When you get pads, and play tackle (I guess, this is all here say… lol) you must weigh in and if you are overweight for your class you must wear a red ribbon and can’t carry the ball. The larger kids are harder to knock down.
Her story continued about a coach who told two of his kids to switch so the bigger kid could carry the ball. Per the story, this switch caused the other team to lose. She was aghast at this, how dare they cheat!
I was proud of her integrity, knowing that she had a great idea of right and wrong, but I asked her. “What does this have to do with you? What did you learn?”
She was quiet for a moment and finally said, “I won’t ever switch jerseys.”
We talked for just another minute after that and I asked how her life was effected. “Well, it wasn’t mom.” And if this changes any part of her day. “Well, mom, it doesn’t.”
I have been playing this in mind over and over this morning, thinking of the things that we can learn.
When you are looking in to someone else’s situation, it is easy to judge.
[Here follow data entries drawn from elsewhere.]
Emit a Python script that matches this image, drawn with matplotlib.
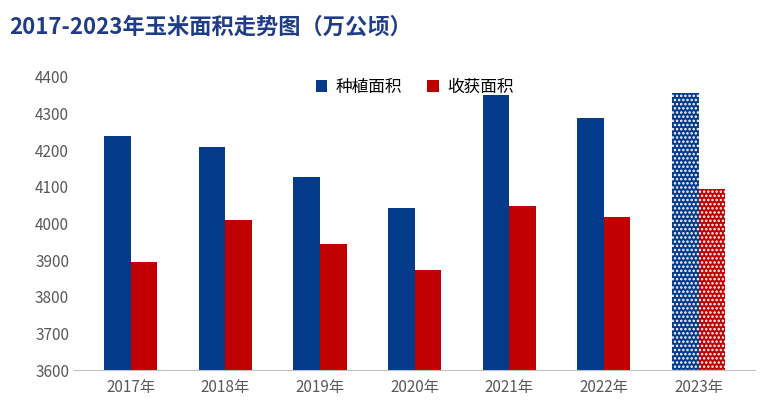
import matplotlib
matplotlib.use("Agg")
import matplotlib.pyplot as plt
from matplotlib import font_manager as fm
import numpy as np

years = ["2017年","2018年","2019年","2020年","2021年","2022年","2023年"]
planted = [4240, 4210, 4127, 4043, 4350, 4289, 4357]
harvest = [3895, 4010, 3944, 3873, 4048, 4018, 4094]

cjk = None
for f in fm.fontManager.ttflist:
    if "CJK" in f.name and ("SC" in f.name or cjk is None):
        cjk = f.name
for f in fm.findSystemFonts():
    if cjk is None and "CJK" in f:
        fm.fontManager.addfont(f)
        cjk = fm.FontProperties(fname=f).get_name()
plt.rcParams["font.family"] = [cjk or "Noto Sans CJK SC", "DejaVu Sans"]
plt.rcParams["hatch.linewidth"] = 1.2
blue = "#043A8A"; red = "#C00000"

fig = plt.figure(figsize=(7.7, 4.16), dpi=100)
ax = fig.add_axes([0.096, 0.11, 0.885, 0.705])
x = np.arange(len(years)); w = 0.28
for i in range(len(years)):
    last = i == len(years) - 1
    ax.bar(x[i] - w/2, planted[i] - 3600, w, bottom=3600, color=blue,
           edgecolor="white" if last else blue, linewidth=0, hatch="...." if last else None,
           label="种植面积" if i == 0 else None)
    ax.bar(x[i] + w/2, harvest[i] - 3600, w, bottom=3600, color=red,
           edgecolor="white" if last else red, linewidth=0, hatch="...." if last else None,
           label="收获面积" if i == 0 else None)
ax.set_ylim(3600, 4400)
ax.set_yticks(range(3600, 4401, 100))
ax.set_xlim(-0.6, 6.6)
ax.set_xticks(x); ax.set_xticklabels(years)
for s in ["top", "right", "left"]:
    ax.spines[s].set_visible(False)
ax.spines["bottom"].set_color("#BFBFBF")
ax.tick_params(axis="both", colors="#595959", labelsize=11, length=0)
ax.tick_params(axis="x", pad=6)
ax.legend(loc="upper center", bbox_to_anchor=(0.5, 1.045), ncol=2, frameon=False,
          fontsize=12, handlelength=0.7, handleheight=0.7, columnspacing=1.5, handletextpad=0.5)
fig.text(0.012, 0.935, "2017-2023年玉米面积走势图（万公顷）", fontsize=16, fontweight="bold",
         color="#1F3C88", va="center")
fig.savefig("out.png", dpi=100)
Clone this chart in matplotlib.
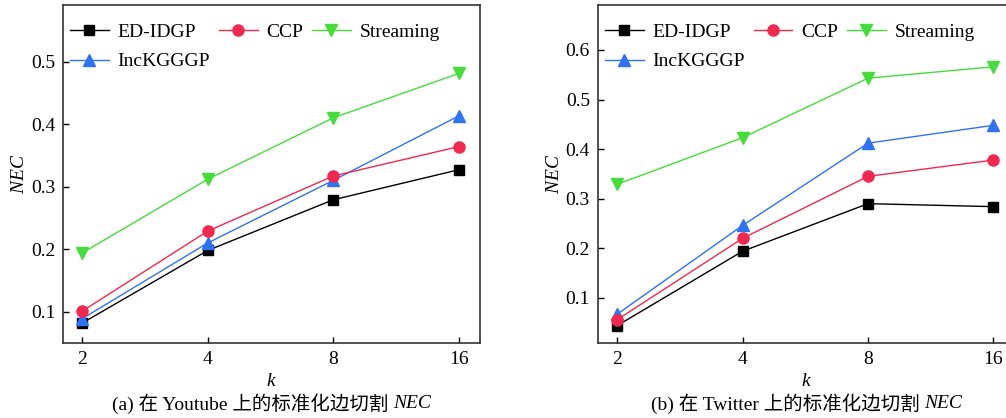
import numpy as np
import matplotlib
matplotlib.use("Agg")
import matplotlib.pyplot as plt

plt.rcParams['font.family'] = ['Liberation Serif', 'Noto Sans CJK SC']
plt.rcParams['mathtext.fontset'] = 'custom'
plt.rcParams['mathtext.rm'] = 'Liberation Serif'
plt.rcParams['mathtext.it'] = 'Liberation Serif:italic'
plt.rcParams['font.size'] = 14

# partition counts
k_labels = ['2', '4', '8', '16']

# normalized edge cut, Youtube
yt_edidgp    = [0.082, 0.198, 0.279, 0.327]
yt_ccp       = [0.101, 0.229, 0.317, 0.364]
yt_streaming = [0.194, 0.312, 0.410, 0.481]
yt_inckgggp  = [0.089, 0.210, 0.310, 0.413]

# normalized edge cut, Twitter
tw_edidgp    = [0.044, 0.194, 0.290, 0.284]
tw_ccp       = [0.056, 0.220, 0.345, 0.378]
tw_streaming = [0.329, 0.423, 0.543, 0.566]
tw_inckgggp  = [0.067, 0.246, 0.412, 0.448]

BLACK = '#000000'
RED   = '#F2284E'
GREEN = '#44DD3A'
BLUE  = '#2E72F5'

fig = plt.figure(figsize=(10.06, 4.18), dpi=100)
ax1 = fig.add_axes([0.0631, 0.1794, 0.414, 0.8079])
ax2 = fig.add_axes([0.5947, 0.1794, 0.414, 0.8079])
captions = []

def draw(ax, edidgp, ccp, streaming, inckgggp, ylim, yticks, caption):
    x = np.arange(len(k_labels))
    h1, = ax.plot(x, edidgp, color=BLACK, lw=1.0, marker='s', ms=7, label='ED-IDGP')
    h4, = ax.plot(x, inckgggp, color=BLUE, lw=1.0, marker='^', ms=9, label='IncKGGGP')
    h2, = ax.plot(x, ccp, color=RED, lw=1.0, marker='o', ms=8, label='CCP')
    h3, = ax.plot(x, streaming, color=GREEN, lw=1.0, marker='v', ms=9, label='Streaming')
    ax.set_xlim(-0.15, 3.17)
    ax.set_ylim(*ylim)
    ax.set_xticks(x)
    ax.set_xticklabels(k_labels)
    ax.set_yticks(yticks)
    ax.set_yticklabels(['%.1f' % v for v in yticks])
    ax.tick_params(direction='in', length=4, width=1, pad=6, labelsize=14)
    for s in ax.spines.values():
        s.set_linewidth(1.2)
        s.set_color('#333333')
    ax.set_xlabel('$k$', labelpad=3)
    ax.set_ylabel('$NEC$', labelpad=2)
    ax.legend(handles=[h1, h4, h2, h3], ncol=3, loc='upper left',
              bbox_to_anchor=(-0.008, 0.975), frameon=False, borderpad=0,
              handlelength=2.0, handletextpad=0.45, columnspacing=0.45,
              labelspacing=0.6, fontsize=14)
    # caption: plain part plus italic NEC, centred under the axes together
    pos = ax.get_position()
    t1 = fig.text(0, 0.035, caption, ha='left', va='center', fontsize=14)
    t2 = fig.text(0, 0.035, 'NEC', ha='left', va='center', fontsize=14,
                  style='italic', family='Liberation Serif')
    captions.append(((pos.x0 + pos.x1) / 2, t1, t2))

draw(ax1, yt_edidgp, yt_ccp, yt_streaming, yt_inckgggp, (0.05, 0.59),
     [0.1, 0.2, 0.3, 0.4, 0.5], '(a) 在 Youtube 上的标准化边切割 ')
draw(ax2, tw_edidgp, tw_ccp, tw_streaming, tw_inckgggp, (0.009, 0.69),
     [0.1, 0.2, 0.3, 0.4, 0.5, 0.6], '(b) 在 Twitter 上的标准化边切割 ')

fig.canvas.draw()
r = fig.canvas.get_renderer()
W = fig.get_figwidth() * fig.dpi
for cx, t1, t2 in captions:
    w1 = t1.get_window_extent(r).width / W
    w2 = t2.get_window_extent(r).width / W
    x0 = cx - (w1 + w2) / 2
    t1.set_x(x0)
    t2.set_x(x0 + w1)

fig.savefig('out.png', dpi=100)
It is easy to say, “They are wrong.” The thing is, just like a window into a house, you only get a small piece of the puzzle. You don’t know the whole situation. Maybe it was a crazy, win at all costs coach. Maybe it was a mistake. Maybe the coach had nothing to do with it and the kids planned it. Maybe the kid just really wanted to play too. As an outside spectator, three times removed, I can’t say, so I can’t judge.
Jara wanted me to join her in a bashing of the coach and was quiet when I just said that it was none of our business. Again, it is easy to focus on someone else’s shortcomings so we don’t have to look at our own. As a society, this is becoming more and more common place. We jump on the problems of politics, or movie stars or that person on social media or that person that we may not like. We focus on the things we see them doing wrong through the window. It makes us feel better about the things in our life.
We place blame on things when they go wrong. They switched jerseys and that is the only reason our team lost. What about skill or practice? What about the chance of an off day? What about things that we can control. If I can blame someone else, I am not at fault and I don’t have to change.
What can we accomplish if we don’t focus on the other person? What can we accomplish if we don’t place blame?